Sand inducted into the Toy Hall of Fame, mahjong fails to make the cut
The US’ National Toy Hall Of Fame honoured the most universal toy in the world along with the board game Risk and American Girl dolls. Better luck next time, Cabbage Patch Kids and Masters of the Universe…
American Girl dolls and the strategy board game Risk were inducted into the National Toy Hall of Fame on Thursday (Nov 4) in recognition of their influence on the toy industry.
Sand, which the group called perhaps the most universal and oldest toy in the world, was also inducted.
All three were honoured during a ceremony at the hall after winning over a panel of experts who voted for them from a group of 12 finalists.
Also in the running this year were four other competitive games: Battleship, The Settlers of Catan, mahjong and billiards, as well as Cabbage Patch Kids, Masters of the Universe, Fisher-Price Corn Popper, the toy fire engine and the pinata.
Anyone can nominate a toy but to be considered, they must have withstood tests of time and memory, changed play or toy design and fostered learning, creativity or discovery.

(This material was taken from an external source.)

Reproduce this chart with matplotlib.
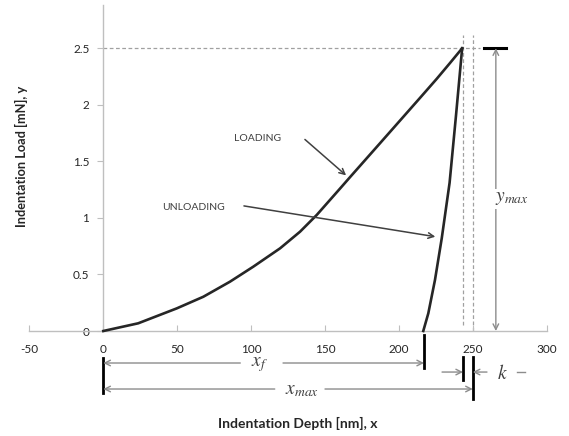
import matplotlib
matplotlib.use("Agg")
import matplotlib.pyplot as plt

plt.rcParams['font.family'] = ['Lato', 'DejaVu Sans']
plt.rcParams['mathtext.fontset'] = 'stix'

# ---- data ----
loading_x = [0, 23.6, 49.7, 67.7, 85.7, 101.5, 119.6, 133.1, 144.4, 160.2, 166.9,
             187.2, 200.7, 214.2, 225.6, 234.6, 242.8]
loading_y = [0, 0.068, 0.20, 0.303, 0.436, 0.569, 0.731, 0.878, 1.026, 1.26, 1.36,
             1.66, 1.86, 2.06, 2.23, 2.37, 2.5]
unloading_x = [242.8, 238.6, 234.3, 229.0, 224.4, 219.9, 216.5]
unloading_y = [2.5, 1.90, 1.31, 0.82, 0.45, 0.156, 0.0]
x_ticks = [-50, 0, 50, 100, 150, 200, 250, 300]
y_ticks = [0, 0.5, 1, 1.5, 2, 2.5]
y_tick_labels = ['0', '0.5', '1', '1.5', '2', '2.5']
x_max_val = 250
x_f_val = 217
peak_x = 243.4
y_max_val = 2.5

fig = plt.figure(figsize=(5.69, 4.36), dpi=100)
ax = fig.add_axes([0, 0, 1, 1])
ax.set_xlim(-69.9, 315.1)
ax.set_ylim(-0.9285, 2.927)
ax.patch.set_alpha(0)

axis_col = '#bfbfbf'
for s in ['top', 'right']:
    ax.spines[s].set_visible(False)
ax.spines['left'].set_position(('data', 0))
ax.spines['bottom'].set_position(('data', 0))
ax.spines['left'].set_bounds(0, 2.883)
ax.spines['bottom'].set_bounds(-50, 300)
ax.spines['left'].set_color(axis_col)
ax.spines['bottom'].set_color(axis_col)
ax.spines['left'].set_linewidth(1.0)
ax.spines['bottom'].set_linewidth(1.0)

ax.set_xticks(x_ticks)
ax.set_xticklabels([str(t) for t in x_ticks])
ax.set_yticks(y_ticks)
ax.set_yticklabels(y_tick_labels)
ax.tick_params(axis='x', direction='in', length=4, color=axis_col, pad=9,
               labelsize=8.5, labelcolor='#262626')
ax.tick_params(axis='y', direction='out', length=4, color=axis_col, pad=6,
               labelsize=8.5, labelcolor='#262626')

# guide dashed lines
dash_col = '#a0a0a0'
ax.plot([0, 255], [2.5, 2.5], ls=(0, (3, 2)), color=dash_col, lw=0.9, zorder=1)
ax.plot([peak_x, peak_x], [0.05, 2.62], ls=(0, (3, 2)), color=dash_col, lw=0.9, zorder=1)
ax.plot([x_max_val, x_max_val], [0.0, 2.62], ls=(0, (3, 2)), color=dash_col, lw=0.9, zorder=1)

# curves
ax.plot(loading_x, loading_y, color='#262626', lw=1.9, solid_joinstyle='round', zorder=3)
ax.plot(unloading_x, unloading_y, color='#262626', lw=1.9, solid_joinstyle='round', zorder=3)

# LOADING / UNLOADING labels
lab_col = '#404040'
ax.text(104.6, 1.70, 'LOADING', ha='center', va='center', fontsize=7.5, color=lab_col)
ax.annotate('', xy=(165.7, 1.36), xytext=(135, 1.71),
            arrowprops=dict(arrowstyle='->', color=lab_col, lw=1.1, mutation_scale=10))
ax.text(60.8, 1.095, 'UNLOADING', ha='center', va='center', fontsize=7.5, color=lab_col)
ax.annotate('', xy=(226.5, 0.83), xytext=(93.3, 1.11),
            arrowprops=dict(arrowstyle='->', color=lab_col, lw=1.1, mutation_scale=10))

# y_max dimension
dim_col = '#8c8c8c'
ax.plot([257.8, 272.7], [y_max_val, y_max_val], color='black', lw=2.2)
ax.annotate('', xy=(265.6, 0), xytext=(265.6, y_max_val),
            arrowprops=dict(arrowstyle='<->', color=dim_col, lw=1.0, mutation_scale=10,
                            shrinkA=0, shrinkB=0))
ax.text(276.5, 1.17, r'$y_{max}$', ha='center', va='center', fontsize=14, color='#404040',
        bbox=dict(facecolor='white', edgecolor='none', pad=1))

# bottom dimension bars
ax.plot([0, 0], [-0.239, -0.548], color='black', lw=2.0, clip_on=False)
ax.plot([x_f_val, x_f_val], [-0.035, -0.327], color='black', lw=2.0)
ax.plot([x_max_val, x_max_val], [-0.23, -0.60], color='black', lw=2.0)
ax.plot([peak_x, peak_x], [-0.23, -0.433], color='black', lw=2.0)

def split_arrow(x0, x1, gap0, gap1, y):
    ap = dict(arrowstyle='->', color=dim_col, lw=1.0, mutation_scale=10, shrinkA=0, shrinkB=0)
    ax.annotate('', xy=(x0, y), xytext=(gap0, y), arrowprops=ap)
    ax.annotate('', xy=(x1, y), xytext=(gap1, y), arrowprops=ap)

# x_f arrow
split_arrow(0, x_f_val, 92.7, 121.6, -0.283)
ax.text(106, -0.30, r'$x_f$', ha='center', va='center', fontsize=14, color='#404040')
# x_max arrow
split_arrow(0, x_max_val, 116, 150, -0.513)
ax.text(134.3, -0.53, r'$x_{max}$', ha='center', va='center', fontsize=14, color='#404040')
# k arrows
ax.annotate('', xy=(peak_x, -0.363), xytext=(229.2, -0.363),
            arrowprops=dict(arrowstyle='->', color=dim_col, lw=1.0, mutation_scale=10,
                            shrinkA=0, shrinkB=0))
ax.annotate('', xy=(x_max_val, -0.363), xytext=(259.6, -0.363),
            arrowprops=dict(arrowstyle='->', color=dim_col, lw=1.0, mutation_scale=10,
                            shrinkA=0, shrinkB=0))
ax.text(269.8, -0.37, r'$k$', ha='center', va='center', fontsize=14, color='#404040')
ax.plot([280, 285.3], [-0.363, -0.363], color=dim_col, lw=1.0)

# axis titles
ax.text(131.7, -0.814, 'Indentation Depth [nm], x', ha='center', va='center',
        fontsize=10, fontweight='bold', color='#262626')
fig.text(21.7 / 569, 1 - 156 / 436, 'Indentation Load [mN], y', rotation=90,
         ha='center', va='center', fontsize=9.2, fontweight='bold', color='#262626')

fig.savefig('out.png', dpi=100)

Sand was honoured for its "opportunities for tactical, physical, cooperative, creative, and independent free play," according to the hall of fame, which is housed inside The Strong Museum of Play in Rochester, New York.
"Children recognise sand as a creative material suitable for pouring, scooping, sieving, raking, and measuring," it said. "Wet sand is even better, ready for kids to construct, shape, and sculpt."

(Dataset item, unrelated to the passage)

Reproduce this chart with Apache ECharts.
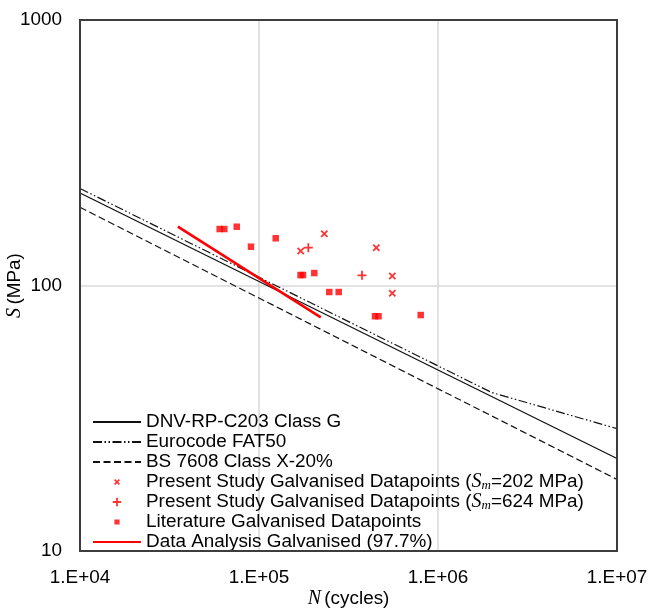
<!DOCTYPE html>
<html>
<head>
<meta charset="utf-8">
<script src="https://cdn.jsdelivr.net/npm/echarts@6/dist/echarts.min.js"></script>
<style>
  html, body { margin: 0; padding: 0; background: #fff; }
  #main { width: 649px; height: 609px; }
</style>
</head>
<body>
<div id="main"></div>
<script>
// design curves, [N, S]
const dnvClassG = [[1e4, 223], [1e7, 22.3]];
const eurocodeFat50 = [[1e4, 232], [2e6, 39.5], [1e7, 28.9]];
const bs7608X20 = [[1e4, 197], [1e7, 18.6]];
const analysisGalv = [[35200, 166.5], [221400, 75.9]];

// test points, [N, S]
const presentSm202 = [[171000, 134.9], [231700, 156.7], [452300, 138.8], [555500, 108.6], [555500, 93.5]];
const presentSm624 = [[188600, 138.8], [376200, 109.2]];
const literaturePts = [
  [60300, 163.2], [64000, 163.2], [75100, 166.5], [90200, 140.0], [124000, 150.6],
  [170600, 109.5], [176100, 109.5], [203700, 111.4], [247000, 94.5], [278800, 94.5],
  [444600, 76.6], [465200, 76.6], [800700, 77.4]
];

const xTickLabels = ['1.E+04', '1.E+05', '1.E+06', '1.E+07'];
const yTickLabels = ['10', '100', '1000'];

const FONT = 'Liberation Sans';
const SERIF = 'Liberation Serif';
const RED = '#ff0000';
const FS = 18.9;
const G = { left: 80, right: 32, top: 20, bottom: 58 };

// marker shapes (filled paths so they keep their proportions)
const plusPath = 'path://M4,0H6V4H10V6H6V10H4V6H0V4H4Z';
const crossPath = 'path://M0,1.7L1.7,0L5,3.3L8.3,0L10,1.7L6.7,5L10,8.3L8.3,10L5,6.7L1.7,10L0,8.3L3.3,5Z';
const squarePath = 'path://M0,0H10V10H0Z';
// legend versions, padded with tiny corner dots so they come out smaller
const pad = 'M0,0h0.01v0.01h-0.01ZM10,10h0.01v0.01h-0.01Z';
const plusIcon = 'path://' + pad + 'M4.1,0.8H5.9V4.1H9.2V5.9H5.9V9.2H4.1V5.9H0.8V4.1H4.1Z';
const crossIcon = 'path://' + pad + 'M2,3.2L3.2,2L5,3.8L6.8,2L8,3.2L6.2,5L8,6.8L6.8,8L5,6.2L3.2,8L2,6.8L3.8,5Z';
const squareIcon = 'path://' + pad + 'M2.4,2.4H7.6V7.6H2.4Z';
const noDot = { color: 'rgba(0,0,0,0)', borderWidth: 0 };

const rich = {
  t: { fontFamily: FONT, fontSize: FS, lineHeight: 20, color: '#000' },
  i: { fontFamily: SERIF, fontStyle: 'italic', fontSize: 20, lineHeight: 20, color: '#000' },
  sub: { fontFamily: SERIF, fontStyle: 'italic', fontSize: 13, lineHeight: 12, verticalAlign: 'bottom', color: '#000' }
};

const NAME_202 = 'Present Study Galvanised Datapoints (Sm=202 MPa)';
const NAME_624 = 'Present Study Galvanised Datapoints (Sm=624 MPa)';

const chart = echarts.init(document.getElementById('main'));

chart.setOption({
  animation: false,
  textStyle: { fontFamily: FONT },
  grid: {
    left: G.left, right: G.right, top: G.top, bottom: G.bottom,
    outerBoundsMode: 'none',
    containLabel: false
  },
  // plot frame, drawn above the grid lines
  graphic: [{
    type: 'rect', z: 100, silent: true,
    shape: { x: G.left, y: G.top, width: 649 - G.left - G.right, height: 609 - G.top - G.bottom },
    style: { fill: null, stroke: '#3d3d3d', lineWidth: 2 }
  }],
  legend: {
    orient: 'vertical',
    left: 92,
    top: 412,
    padding: 0,
    itemGap: 0,
    itemWidth: 48,
    itemHeight: 10,
    textStyle: { fontFamily: FONT, fontSize: FS, lineHeight: 20, color: '#000', rich },
    formatter(name) {
      if (name === NAME_202 || name === NAME_624) {
        const sm = name === NAME_202 ? '202' : '624';
        return '{t|Present Study Galvanised Datapoints (}{i|S}{sub|m}{t|=' + sm + ' MPa)}';
      }
      return '{t|' + name + '}';
    },
    data: [
      { name: 'DNV-RP-C203 Class G', itemStyle: noDot },
      { name: 'Eurocode FAT50', itemStyle: noDot },
      { name: 'BS 7608 Class X-20%', itemStyle: noDot },
      { name: NAME_202, icon: crossIcon },
      { name: NAME_624, icon: plusIcon },
      { name: 'Literature Galvanised Datapoints', icon: squareIcon },
      { name: 'Data Analysis Galvanised (97.7%)', itemStyle: noDot }
    ]
  },
  xAxis: {
    type: 'log', logBase: 10, min: 1e4, max: 1e7,
    name: '{i|N} {t|(cycles)}',
    nameLocation: 'middle',
    nameGap: 38,
    nameMoveOverlap: false,
    nameTextStyle: { rich },
    axisLine: { show: false },
    axisTick: { show: false },
    axisLabel: {
      fontSize: FS, color: '#000', margin: 17,
      formatter: v => xTickLabels[Math.round(Math.log10(v)) - 4]
    },
    splitLine: { show: true, lineStyle: { color: '#d9d9d9', width: 1.5 } }
  },
  yAxis: {
    type: 'log', logBase: 10, min: 10, max: 1000,
    name: '{i|S} {t|(MPa)}',
    nameLocation: 'middle',
    nameGap: 55,
    nameMoveOverlap: false,
    nameTextStyle: { rich },
    axisLine: { show: false },
    axisTick: { show: false },
    axisLabel: {
      fontSize: FS, color: '#000', margin: 18,
      formatter: v => yTickLabels[Math.round(Math.log10(v)) - 1]
    },
    splitLine: { show: true, lineStyle: { color: '#d9d9d9', width: 1.5 } }
  },
  series: [
    {
      name: 'DNV-RP-C203 Class G', type: 'line', data: dnvClassG,
      symbol: 'none', color: '#111',
      lineStyle: { color: '#111', width: 1.3 }
    },
    {
      name: 'Eurocode FAT50', type: 'line', data: eurocodeFat50,
      symbol: 'none', color: '#111',
      lineStyle: { color: '#111', width: 1.2, type: [9, 2.5, 1.5, 2.5, 1.5, 2.5] }
    },
    {
      name: 'BS 7608 Class X-20%', type: 'line', data: bs7608X20,
      symbol: 'none', color: '#111',
      lineStyle: { color: '#111', width: 1.2, type: [7, 3.5] }
    },
    {
      name: 'Data Analysis Galvanised (97.7%)', type: 'line', data: analysisGalv,
      symbol: 'none', color: RED,
      lineStyle: { color: RED, width: 2.6 }
    },
    {
      name: NAME_202, type: 'scatter', data: presentSm202,
      symbol: crossPath, symbolSize: 7.5, symbolKeepAspect: true,
      itemStyle: { color: RED }, z: 5
    },
    {
      name: NAME_624, type: 'scatter', data: presentSm624,
      symbol: plusPath, symbolSize: 9, symbolKeepAspect: true,
      itemStyle: { color: RED }, z: 5
    },
    {
      name: 'Literature Galvanised Datapoints', type: 'scatter', data: literaturePts,
      symbol: squarePath, symbolSize: 6.5, symbolKeepAspect: true,
      itemStyle: { color: RED }, z: 5
    }
  ]
});
</script>
</body>
</html>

"Although some playthings can only be found online or in certain stores, sand has a global reach that most toy manufacturers would envy," chief curator Chirstopher Bensch said. "It's been a vehicle for play since prehistory, and anyone who has spent the day at the beach can understand the allure of this toy."
Risk, based on the French game Le Conquete du Monde, was first published in the United States in 1959 and continues to influence other board games, hall officials said. It challenges players to control armies and conquer the world on a game board that is a map of continents.
"Risk became one of the most popular board games of all time, inspiring a new corps of passionate gamers, and influencing other games which began the wargaming hobby – and by extension the Euro-games like The Settlers of Catan that many enjoy today," curator Nicolas Ricketts said.
American Girl dolls, the 1986 creation of educator Pleasant Rowland, were recognised for their exploration of the country's social and cultural history. The 18-inch historical dolls and accompanying books each offer insights into an era. For example, Molly McIntire is waiting for her father to return home from World War II.
The Truly Me contemporary doll line, with its diversity of skin tones, hair and gender, followed in 1995, letting children choose a doll that looks like them.
Rowland, 80, called the American Girl doll's inclusion "an incredible honour."
"I'm so proud of the American Girl family – past and present – who have been faithful stewards of this brand for more than three decades, helping to capture the hearts of an entire generation of girls," she said in an emailed statement.
"Rowland's formula for combining doll play with history lessons worked, in her words, like 'chocolate cake with vitamins,'" curator Michelle Parnett-Dwyer said. "In an era when some education experts claimed that school curriculums paid little attention to history, this toy may well have filled a void."
The class of 2021 joins 74 previous honourees.